Drop every picture. Then return, exactly, the lines from the beginning of the listing below through the one containing "from matplotlib.transforms import".

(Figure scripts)
════
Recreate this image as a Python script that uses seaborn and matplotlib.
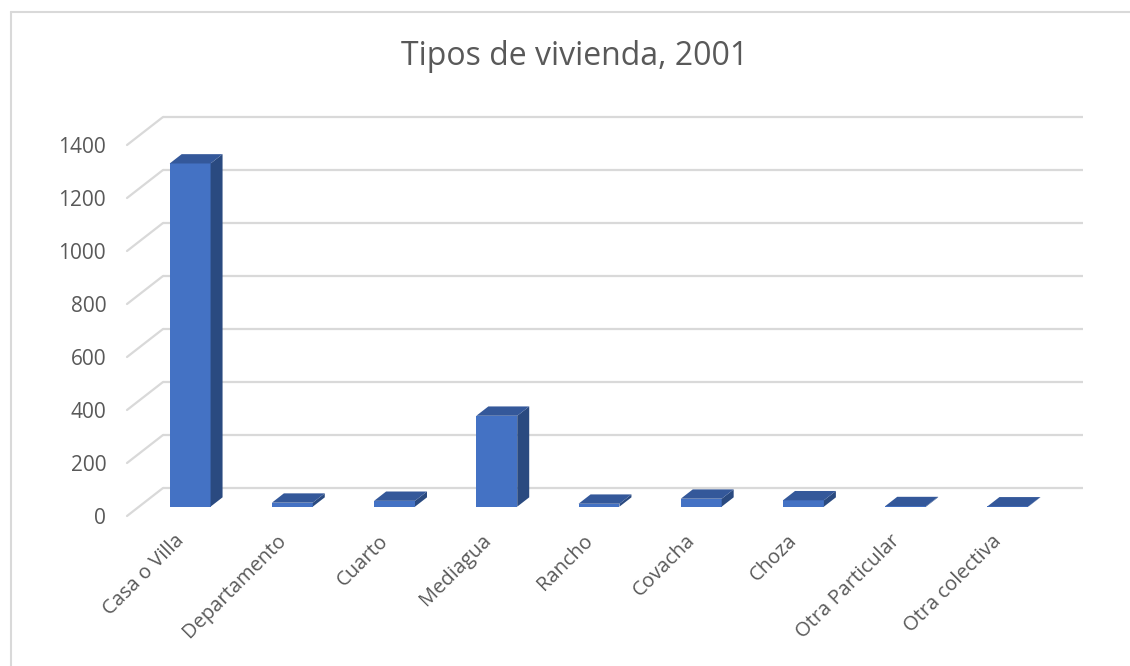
import numpy as np
import pandas as pd
import matplotlib
matplotlib.use("Agg")
import matplotlib.pyplot as plt
import seaborn as sns
from matplotlib.patches import Polygon
from matplotlib.lines import Line2D
from matplotlib.transforms import ScaledTranslation, IdentityTransform

# Datos
categorias = ["Casa o Villa", "Departamento", "Cuarto", "Mediagua", "Rancho",
              "Covacha", "Choza", "Otra Particular", "Otra colectiva"]
viviendas = [1295, 15, 22, 343, 11, 30, 24, 2, 1]
marcas_y = [0, 200, 400, 600, 800, 1000, 1200, 1400]
titulo = "Tipos de vivienda, 2001"

sns.set_theme(style="white")
plt.rcParams["font.family"] = ["Open Sans", "DejaVu Sans"]

DPI = 100
W, H = 1130, 666
fig = plt.figure(figsize=(W / DPI, H / DPI), dpi=DPI)
fig.patch.set_facecolor("white")

# plano frontal del gráfico 3D (en píxeles)
ax = fig.add_axes([127 / W, 150 / H, 920 / W, 371 / H])
ax.set_facecolor("none")

df = pd.DataFrame({"tipo": categorias, "n": viviendas})
sns.barplot(data=df, x="tipo", y="n", ax=ax, color="#4472C4", width=0.4,
            saturation=1, edgecolor="none", linewidth=0, zorder=3)

ax.set_xlim(-0.5, len(categorias) - 0.5)
ax.set_ylim(0, marcas_y[-1])
ax.set_xlabel("")
ax.set_ylabel("")
for s in ax.spines.values():
    s.set_visible(False)

texto = "#595959"
rejilla = "#d9d9d9"

# profundidad del gráfico (px): pared de fondo desplazada
DX, DY = 36.0, 28.0
fondo = ax.transData + ScaledTranslation(DX / DPI, DY / DPI, fig.dpi_scale_trans)

ax.set_yticks(marcas_y)
ax.set_yticklabels([str(v) for v in marcas_y])
ax.tick_params(axis="y", length=0, pad=15, labelsize=15, labelcolor=texto)
ax.set_xticks(range(len(categorias)))
ax.set_xticklabels([])
ax.tick_params(axis="x", length=0)
ax.grid(False)

fig.canvas.draw()

# líneas de la pared de fondo y de la pared lateral
x0, x1 = ax.get_xlim()
for v in marcas_y:
    ax.plot([x0, x1], [v, v], transform=fondo, color=rejilla, lw=1.6,
            clip_on=False, zorder=1, solid_capstyle="butt")
    px, py = ax.transData.transform((x0, v))
    fig.add_artist(Line2D([px, px + DX], [py, py + DY], transform=IdentityTransform(),
                          color=rejilla, lw=1.6, zorder=1))

# columnas 3D: cara frontal, superior y lateral
f1 = (DX / 3, DY / 3)
f2 = (2 * DX / 3, 2 * DY / 3)
frente = ax.transData + ScaledTranslation(f1[0] / DPI, f1[1] / DPI, fig.dpi_scale_trans)
for p in list(ax.patches):
    xb, w, h = p.get_x(), p.get_width(), p.get_height()
    (xl, yb) = ax.transData.transform((xb, 0))
    (xr, yt) = ax.transData.transform((xb + w, h))
    p.set_transform(frente)
    p.set_clip_on(False)
    sup = Polygon([(xl + f1[0], yt + f1[1]), (xr + f1[0], yt + f1[1]),
                   (xr + f2[0], yt + f2[1]), (xl + f2[0], yt + f2[1])],
                  closed=True, transform=IdentityTransform(),
                  facecolor="#34589a", edgecolor="none", zorder=4)
    lat = Polygon([(xr + f1[0], yb + f1[1]), (xr + f2[0], yb + f2[1]),
                   (xr + f2[0], yt + f2[1]), (xr + f1[0], yt + f1[1])],
                  closed=True, transform=IdentityTransform(),
                  facecolor="#2a4a80", edgecolor="none", zorder=4)
    fig.add_artist(lat)
    fig.add_artist(sup)

# etiquetas de categoría giradas
etq = ax.transData + ScaledTranslation(3 / DPI, -22 / DPI, fig.dpi_scale_trans)
for i, c in enumerate(categorias):
    ax.text(i, 0, c, transform=etq, rotation=45, rotation_mode="anchor",
            ha="right", va="center", fontsize=14.5, color=texto, clip_on=False)

# título
fig.text(575 / W, 1 - 65 / H, titulo, ha="center", va="baseline",
         fontsize=23, color=texto)

# marco del área del gráfico
fig.add_artist(Line2D([11 / W, 11 / W], [0, 1 - 12 / H], transform=fig.transFigure,
                      color=rejilla, lw=1.5))
fig.add_artist(Line2D([11 / W, 1], [1 - 12 / H, 1 - 12 / H], transform=fig.transFigure,
                      color=rejilla, lw=1.5))

fig.savefig("out.png", dpi=DPI)
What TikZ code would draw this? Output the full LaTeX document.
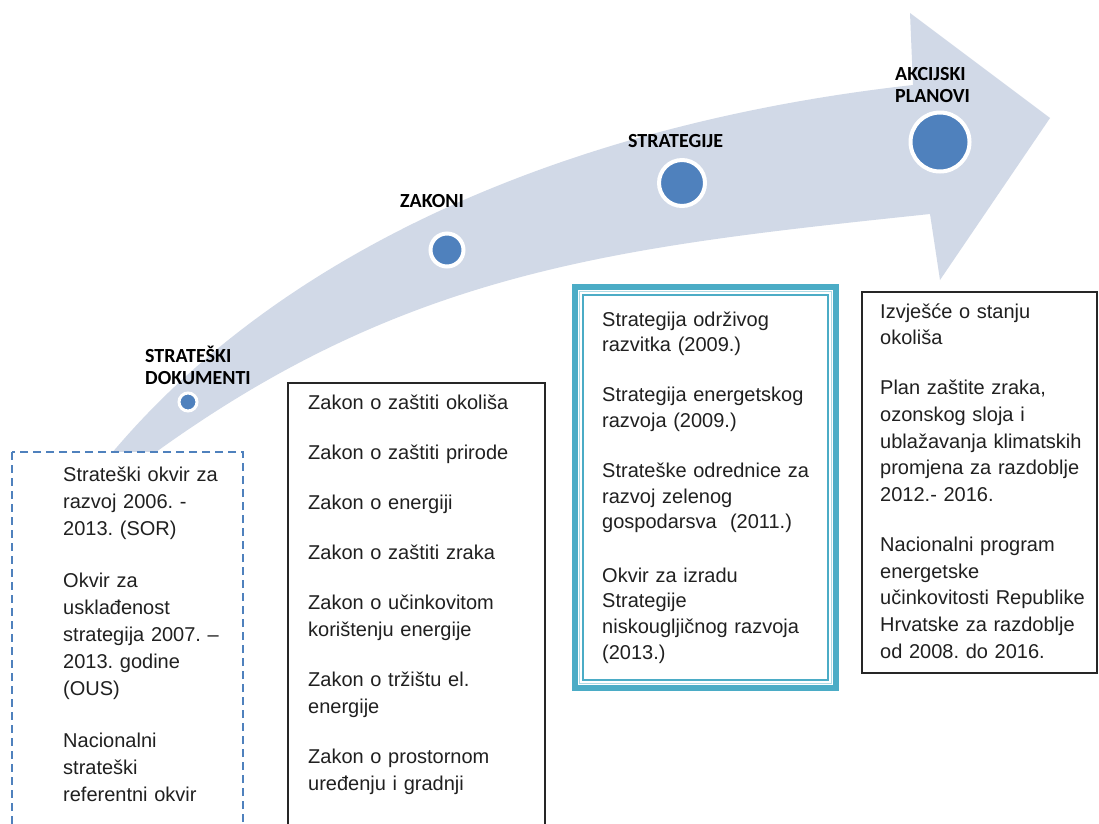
\documentclass[tikz,border=0pt]{standalone}
\usepackage{fontspec}
\setmainfont{Liberation Sans}
\newfontfamily\lblfont{Carlito}
\frenchspacing
\definecolor{arrowfill}{HTML}{D1D9E7}
\definecolor{dotblue}{HTML}{4F81BD}
\definecolor{teal}{HTML}{4BACC6}
\definecolor{txt}{HTML}{202020}
\tikzset{
  lbl/.style={anchor=base west, inner sep=0pt, font=\lblfont\bfseries\fontsize{20}{22}\selectfont, align=left, text=black},
  body/.style={anchor=base west, inner sep=0pt, text width=#1, font=\fontsize{20}{27}\selectfont, text=txt},
  dotring/.style={circle, fill=dotblue, draw=white, line width=4pt, inner sep=0pt},
  plainbox/.style={draw=black!85, line width=1.5pt, fill=white},
}
\begin{document}
\begin{tikzpicture}[x=1pt,y=-1pt]
\useasboundingbox (0,0) rectangle (1099,823);
\clip (0,0) rectangle (1099,823);
\fill[white] (0,0) rectangle (1099,823);
% curved arrow
\fill[arrowfill]
  (91,477) -- (117,447) .. controls (300,234) and (598,120) .. (913,85)
  -- (910,13) -- (1050,118) -- (940,280) -- (930,214)
  .. controls (622,246.5) and (413,269) .. (163,447) -- (128,472)
  -- cycle;
% dots
\node[dotring, minimum size=18pt, line width=3pt] (d1) at (188,402) {};
\node[dotring, minimum size=33pt] (d2) at (447,250) {};
\node[dotring, minimum size=46pt] (d3) at (682,183) {};
\node[dotring, minimum size=59pt] (d4) at (940,142) {};
% labels (anchor at baseline of last line)
\node[lbl] (l1) at (145,384) {STRATEŠKI\\DOKUMENTI};
\node[lbl] (l2) at (400,207) {ZAKONI};
\node[lbl] (l3) at (628,147) {STRATEGIJE};
\node[lbl] (l4) at (895,102) {AKCIJSKI\\PLANOVI};
% boxes
\draw[dotblue, line width=1.5pt, dash pattern=on 8pt off 5pt, fill=white] (12,452) rectangle (243,840);
\draw[plainbox] (288,383) rectangle (545,840);
\draw[plainbox] (862,292) rectangle (1097,673);
\fill[white] (573,285) rectangle (838,690);
\draw[teal, line width=5.5pt] (575,287) rectangle (836,688);
\draw[teal!45, line width=1pt] (579.5,291.5) rectangle (831.5,683.5);
\draw[teal, line width=1.6pt] (583,295) rectangle (828,680);
% texts
\node[body=175pt] (t1) at (63,481) {Strateški okvir za\\razvoj 2006. -\\2013. (SOR)\\[25pt]Okvir za\\usklađenost\\strategija 2007. –\\2013. godine\\(OUS)\\[25pt]Nacionalni\\strateški\\referentni okvir};
\node[body=230pt] (t2) at (308,409) {Zakon o zaštiti okoliša\\[23pt]Zakon o zaštiti prirode\\[23pt]Zakon o energiji\\[23pt]Zakon o zaštiti zraka\\[23pt]Zakon o učinkovitom\\korištenju energije\\[23pt]Zakon o tržištu el.\\energije\\[23pt]Zakon o prostornom\\uređenju i gradnji};
\node[body=225pt, font=\fontsize{20}{25.6}\selectfont] (t3) at (602,326) {Strategija održivog\\razvitka (2009.)\\[24.5pt]Strategija energetskog\\razvoja (2009.)\\[24.5pt]Strateške odrednice za\\razvoj zelenog\\gospodarsva\ \ (2011.)\\[28pt]Okvir za izradu\\Strategije\\niskougljičnog razvoja\\(2013.)};
\node[body=215pt, font=\fontsize{20}{26.7}\selectfont] (t4) at (880,318) {Izvješće o stanju\\okoliša\\[23.3pt]Plan zaštite zraka,\\ozonskog sloja i\\ublažavanja klimatskih\\promjena za razdoblje\\2012.- 2016.\\[23.3pt]Nacionalni program\\energetske\\učinkovitosti Republike\\Hrvatske za razdoblje\\od 2008. do 2016.};
\end{tikzpicture}
\end{document}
════
▶ _Completed task_
Recreate this image as a Python script that uses seaborn and matplotlib.
import numpy as np
import pandas as pd
import matplotlib
matplotlib.use("Agg")
import matplotlib.pyplot as plt
import seaborn as sns
from matplotlib.patches import Polygon
from matplotlib.lines import Line2D
from matplotlib.transforms import ScaledTranslation, IdentityTransform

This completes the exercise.